When folks do call, Sara handles it. For the occasional times I’ve answered the phone, I’m very nice but I simply direct the caller to our website and the submission guidelines listed there.

10 Responses

  1. Anonymous said:

    Not that I would… but it is nice to know the guidelines. I am waiting until I get world fame and then I won’t need to call… they’ll call me ^_^

    I like the iPod listing BTW… I write lyrics too and so it’s just another peice of the writing business for me.

    QUESTION for other mom/writers… do you all share your work with the kids or keep it a secret? If you share- do they seem to like it or criticize your chances. My kids are very proud of my work, but are somewhat doubtful that i could ever be published. Then they get excited about it…and then again not so much. Sometimes I think it would have been easier on me not to tell tham what I do. I feel like a yo-yo in their little emotional hands…

  2. Demon Hunter said:

    I would not cold-call an agent, although I have spoken with some assitants just to ensure the correct addresses and such, but never to pitch; that’s just not good.

  3. Anonymous said:

    I have two agents reading fulls. What if one offers me representation, can I call the other agent to see what they might want to do (i.e. need more time, offer to rep me, pass)?

  4. judy merrill larsen said:

    To the second anonymous poster–when I was in that position (an offer for representation, but other agents reading fulls), I e-mailed the other agents telling them of the offer I’d received–I wanted to be courteous (it’s a small world). All offered congrats on the offer. I happily signed with the first agent and have never looked back.

  5. Anonymous said:

    That was me that didn’t get the email. I have no idea what happened either. I didn’t change my email and I don’t have a spam filter (even so I do actually check it for just this kind of situation).

    It’s just one of life’s little mysteries I guess.

    Wish I was your client 🙂

  6. 2readornot said:

    We shouldn’t call if two agents are looking at requested work and one offers? I’m in that position (well, not any offers yet), and I’m wondering if I should call or just e-mail if one offers while the other is still reading…anyone know?

  7. Kanani said:

    Well, I’d only call if you told me to, or if you were my agent.

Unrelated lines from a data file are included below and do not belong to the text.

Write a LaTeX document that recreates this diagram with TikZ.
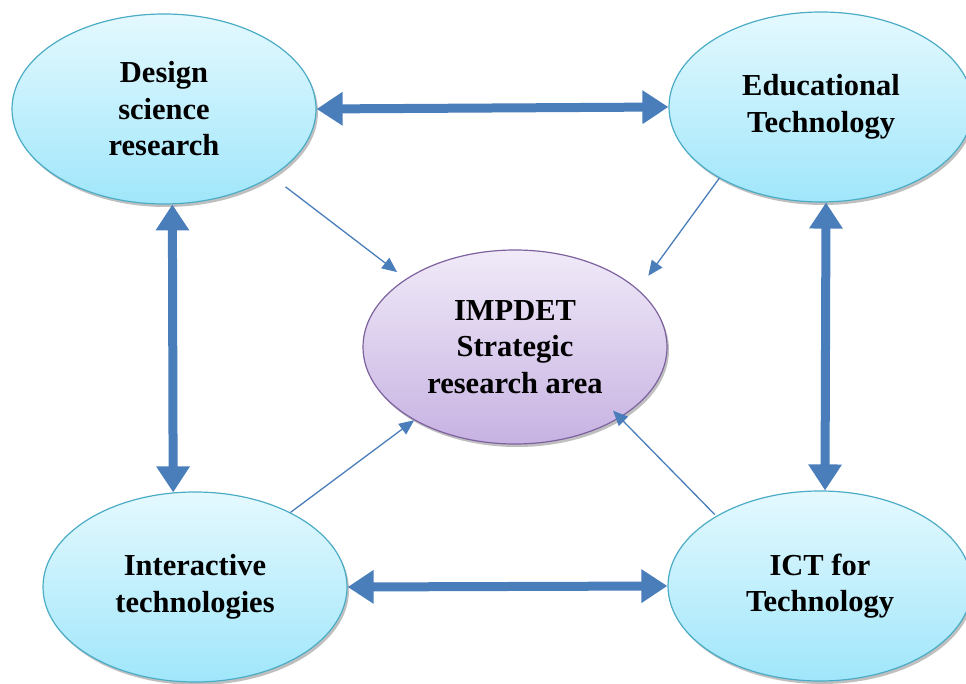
\documentclass[tikz,border=0pt]{standalone}
\usepackage{fontspec}
\setmainfont{Liberation Serif}
\usepackage{tikz}
\usetikzlibrary{arrows.meta}
\usetikzlibrary{shapes.geometric}
\usetikzlibrary{shadows}
\definecolor{topicline}{HTML}{4BACC6}
\definecolor{topictop}{HTML}{E4F9FE}
\definecolor{topicbottom}{HTML}{A0E6FB}
\definecolor{coreline}{HTML}{7E62A0}
\definecolor{coretop}{HTML}{F0EAF8}
\definecolor{corebottom}{HTML}{C7B2E2}
\definecolor{linkblue}{HTML}{4A7EBB}

\begin{document}
\begin{tikzpicture}[x=1pt,y=-1pt,every node/.style={ellipse,draw,line width=1.2pt,inner sep=0pt,align=center,font=\bfseries\fontsize{30.5}{36.5}\selectfont,minimum width=304pt,minimum height=190pt,drop shadow={shadow xshift=2pt,shadow yshift=-3pt,opacity=0.25,fill=black}},topic/.style={draw=topicline,top color=topictop,bottom color=topicbottom},core/.style={draw=coreline,top color=coretop,bottom color=corebottom,minimum height=194pt},bigarrow/.style={draw=linkblue,line width=9pt,arrows={Triangle[length=26pt,width=32pt]-Triangle[length=26pt,width=32pt]}},thinarrow/.style={draw=linkblue,line width=1.3pt,arrows={-Triangle[length=15pt,width=13pt]}}]
	
	\useasboundingbox (0,0) rectangle (966,684);
	\clip (0,0) rectangle (966,684);
	
	\node[topic] (dsr) at (164,109) {Design\\science\\research};
	\node[topic] (edt) at (821,107) {Educational\\Technology};
	\node[topic] (itc) at (195,587) {Interactive\\technologies};
	\node[topic] (ict) at (820,586) {ICT for\\Technology};
	\node[core] (imp) at (515,347) {IMPDET\\Strategic\\research area};
	
	\draw[bigarrow] (dsr.east) -- (edt.west);
	\draw[bigarrow] (itc.east) -- (ict.west);
	\draw[bigarrow] (dsr.-85) -- (itc.103);
	\draw[bigarrow] (edt.-87) -- (ict.87);
	
	\draw[thinarrow,shorten <=17pt,shorten >=11pt] (dsr.-32) -- (imp.148);
	\draw[thinarrow,shorten >=17pt] (edt.-145) -- (imp.25);
	\draw[thinarrow] (itc.38) -- (imp.-144);
	\draw[thinarrow,shorten <=2pt,shorten >=-10pt] (ict.146) -- (imp.-34);
	
\end{tikzpicture}
\end{document}
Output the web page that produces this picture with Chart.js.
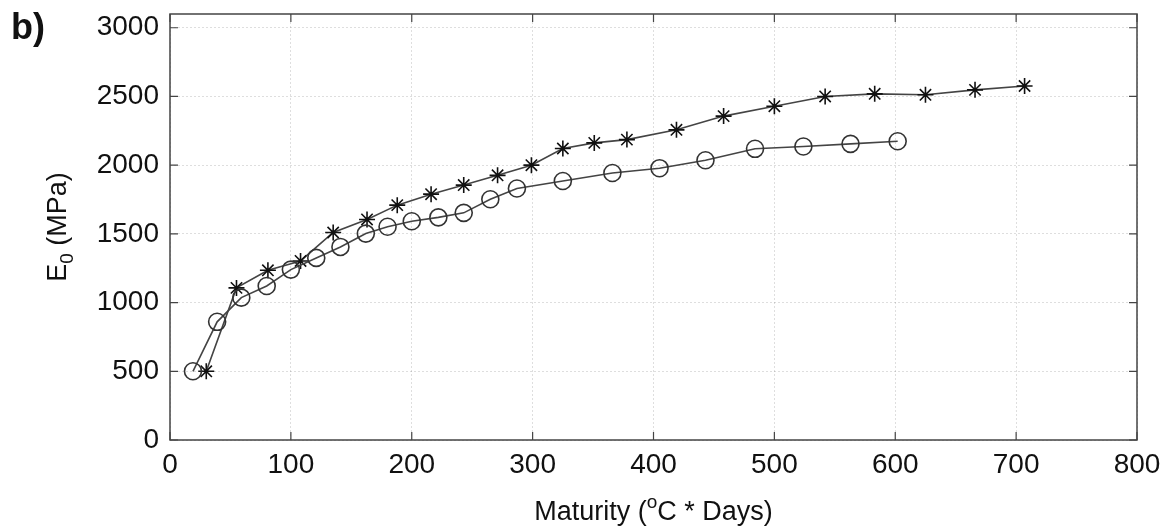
<!DOCTYPE html>
<html>
<head>
<meta charset="utf-8">
<script src="https://cdn.jsdelivr.net/npm/chart.js@4/dist/chart.umd.min.js"></script>
<style>
  html, body { margin: 0; padding: 0; background: #fff; }
  #wrap { width: 1172px; height: 531px; }
</style>
</head>
<body>
<div id="wrap"><canvas id="maturityChart" width="1172" height="531"></canvas></div>
<script>
// circles series
var circleX = [19, 39, 59, 80, 100, 121, 141, 162, 180, 200, 222, 243, 265, 287, 325, 366, 405, 443, 484, 524, 563, 602];
var circleY = [500, 860, 1036, 1121, 1240, 1325, 1405, 1502, 1552, 1592, 1620, 1653, 1752, 1830, 1885, 1943, 1978, 2036, 2119, 2136, 2155, 2174];
// asterisk series
var starX = [30, 55, 81, 108, 135, 163, 188, 216, 243, 271, 299, 325, 351, 378, 419, 458, 500, 542, 583, 625, 666, 707];
var starY = [500, 1107, 1235, 1303, 1510, 1605, 1709, 1789, 1855, 1926, 2000, 2121, 2162, 2186, 2257, 2357, 2429, 2500, 2519, 2512, 2548, 2576];

var xTicks = [0, 100, 200, 300, 400, 500, 600, 700, 800];
var yTicks = [0, 500, 1000, 1500, 2000, 2500, 3000];

var panelLabel = 'b)';
// titles split into [normal, raised/lowered, normal]
var xTitleParts = ['Maturity (', 'o', 'C * Days)'];
var yTitleParts = ['E', '0', ' (MPa)'];

var FONT = '"Liberation Sans", Arial, sans-serif';

function toPoints(xs, ys) {
    return xs.map((x, i) => ({ x: x, y: ys[i] }));
}

// draws text with a super/subscript middle part, centred at 0 on the current baseline
function drawScripted(ctx, parts, size, shift) {
    var big = size + 'px ' + FONT;
    var small = Math.round(size * 0.7) + 'px ' + FONT;
    ctx.font = big;
    var w0 = ctx.measureText(parts[0]).width;
    var w2 = ctx.measureText(parts[2]).width;
    ctx.font = small;
    var w1 = ctx.measureText(parts[1]).width;
    var x = -(w0 + w1 + w2) / 2;
    ctx.font = big;
    ctx.fillText(parts[0], x, 0);
    ctx.font = small;
    ctx.fillText(parts[1], x + w0, shift);
    ctx.font = big;
    ctx.fillText(parts[2], x + w0 + w1, 0);
}

// matlab style box with inward ticks, axis titles and panel label
var boxPlugin = {
    id: 'boxPlugin',
    afterDraw: function(chart) {
        var ctx = chart.ctx;
        var a = chart.chartArea;
        var xs = chart.scales.x, ys = chart.scales.y;
        var len = 8;
        ctx.save();
        ctx.strokeStyle = '#444';
        ctx.lineWidth = 1.5;
        ctx.strokeRect(a.left, a.top, a.right - a.left, a.bottom - a.top);
        ctx.lineWidth = 1.2;
        ctx.beginPath();
        xTicks.forEach(function(v) {
            var px = xs.getPixelForValue(v);
            ctx.moveTo(px, a.bottom); ctx.lineTo(px, a.bottom - len);
            ctx.moveTo(px, a.top); ctx.lineTo(px, a.top + len);
        });
        yTicks.forEach(function(v) {
            var py = ys.getPixelForValue(v);
            ctx.moveTo(a.left, py); ctx.lineTo(a.left + len, py);
            ctx.moveTo(a.right, py); ctx.lineTo(a.right - len, py);
        });
        ctx.stroke();

        ctx.fillStyle = '#111';
        ctx.textBaseline = 'alphabetic';
        ctx.textAlign = 'left';

        // x title
        ctx.save();
        ctx.translate((a.left + a.right) / 2, 520);
        drawScripted(ctx, xTitleParts, 27, -12);
        ctx.restore();

        // y title (rotated)
        ctx.save();
        ctx.translate(66, (a.top + a.bottom) / 2);
        ctx.rotate(-Math.PI / 2);
        drawScripted(ctx, yTitleParts, 27, 7);
        ctx.restore();

        ctx.font = 'bold 36px ' + FONT;
        ctx.fillText(panelLabel, 11, 39);
        ctx.restore();
    }
};

var ctx = document.getElementById('maturityChart').getContext('2d');
var maturityChart = new Chart(ctx, {
    type: 'line',
    data: {
        datasets: [
            {
                label: 'circles',
                data: toPoints(circleX, circleY),
                borderColor: '#444',
                borderWidth: 1.6,
                pointStyle: 'circle',
                pointRadius: 8.5,
                pointBorderColor: '#333',
                pointBorderWidth: 1.6,
                pointBackgroundColor: 'rgba(0,0,0,0)',
                fill: false,
                tension: 0
            },
            {
                label: 'stars',
                data: toPoints(starX, starY),
                borderColor: '#444',
                borderWidth: 1.6,
                pointStyle: 'star',
                pointRadius: 8,
                pointBorderColor: '#111',
                pointBorderWidth: 1.6,
                pointBackgroundColor: 'rgba(0,0,0,0)',
                fill: false,
                tension: 0
            }
        ]
    },
    options: {
        responsive: false,
        animation: false,
        layout: { padding: { left: 0, right: 35, top: 14, bottom: 0 } },
        plugins: {
            legend: { display: false },
            tooltip: { enabled: false }
        },
        scales: {
            x: {
                type: 'linear',
                min: 0,
                max: 800,
                afterBuildTicks: function(scale) {
                    scale.ticks = xTicks.map(v => ({ value: v }));
                },
                afterFit: function(scale) {
                    scale.height = 91;
                    scale.paddingLeft = 0;
                    scale.paddingRight = 0;
                },
                grid: { color: 'rgba(0,0,0,0.13)', lineWidth: 1, drawTicks: false },
                border: { display: false, dash: [2, 2] },
                ticks: {
                    color: '#111',
                    padding: 11,
                    maxRotation: 0,
                    callback: v => String(v),
                    font: { family: FONT, size: 28, lineHeight: 1 }
                }
            },
            y: {
                type: 'linear',
                min: 0,
                max: 3100,
                afterBuildTicks: function(scale) {
                    scale.ticks = yTicks.map(v => ({ value: v }));
                },
                afterFit: function(scale) {
                    scale.width = 170;
                    scale.paddingTop = 0;
                    scale.paddingBottom = 0;
                },
                grid: { color: 'rgba(0,0,0,0.13)', lineWidth: 1, drawTicks: false },
                border: { display: false, dash: [2, 2] },
                ticks: {
                    color: '#111',
                    padding: 11,
                    callback: v => String(v),
                    font: { family: FONT, size: 28, lineHeight: 1 }
                }
            }
        }
    },
    plugins: [boxPlugin]
});
</script>
</body>
</html>
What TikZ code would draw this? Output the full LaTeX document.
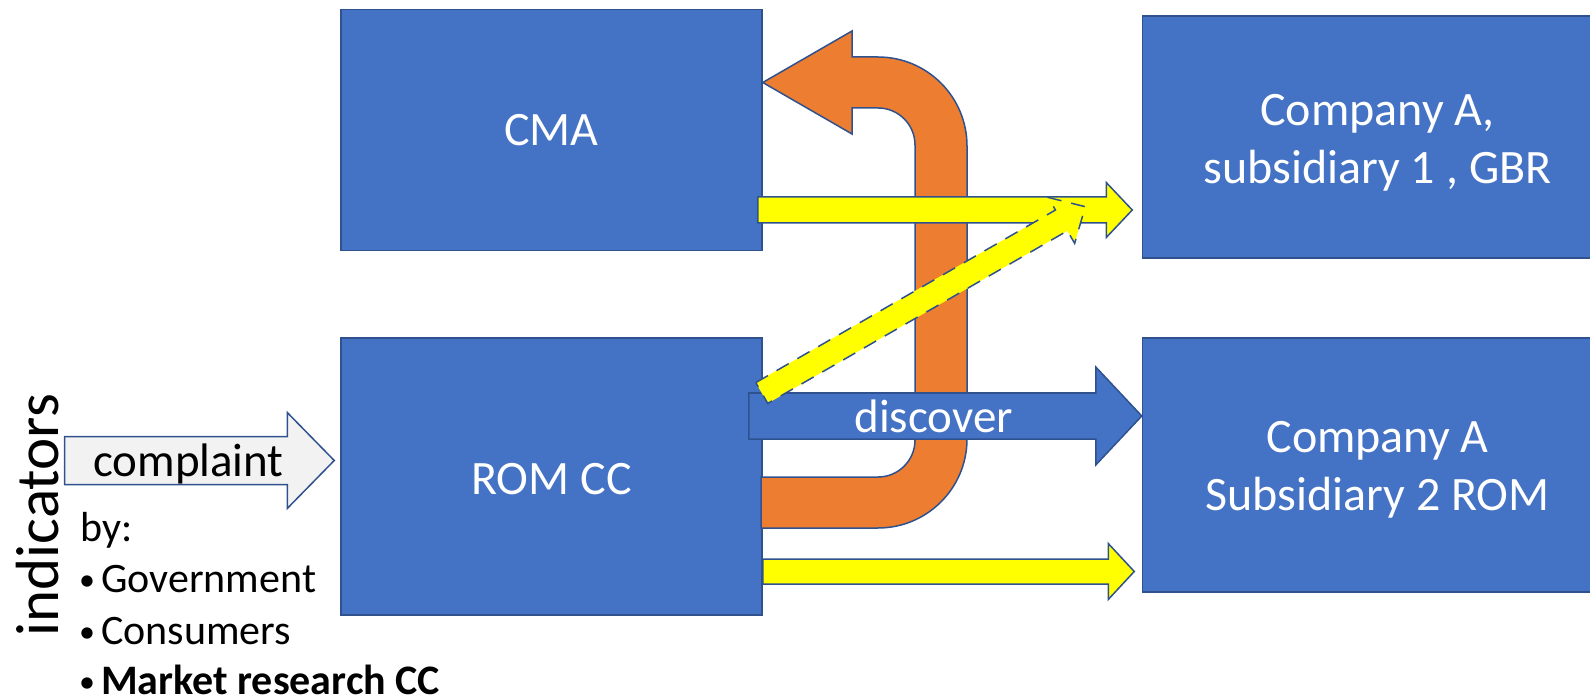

    It’s impossible to keep my writing a secret from the kids. I’ve been a writer in every capacity for 20-odd years! Plus, I’ve been involved in the UCLA Writers’ Program for the past few years, which has required their patience and flexibilty.

    Each year, I print a chapbook of fiction, essays, & poetry that I’ve written throughout the year. I give them to friends, family and to my children.

  8. Anonymous said:

    Before there were web sites and updated guidelines writers had to depend on books and trade journals for agent listings (the Manhattan Phone book was excellent for addresses, too). The only problem was a lot of these listings weren’t current, and you’d receive your query marked “address unknown” or some such. I was still in college when I called an agency just to confirm an address thinking I’d just get a receptionist. Well, I actually got the agent (a bitter old hag from the Upper West Side who got involved in that whole Linda Trip thing)and she decided she wanted to hear the query right there on the phone. It was cruel, to say the least. But she got her just dessert in the end when the press ate her alive during the whole Monica Lewinsky thing.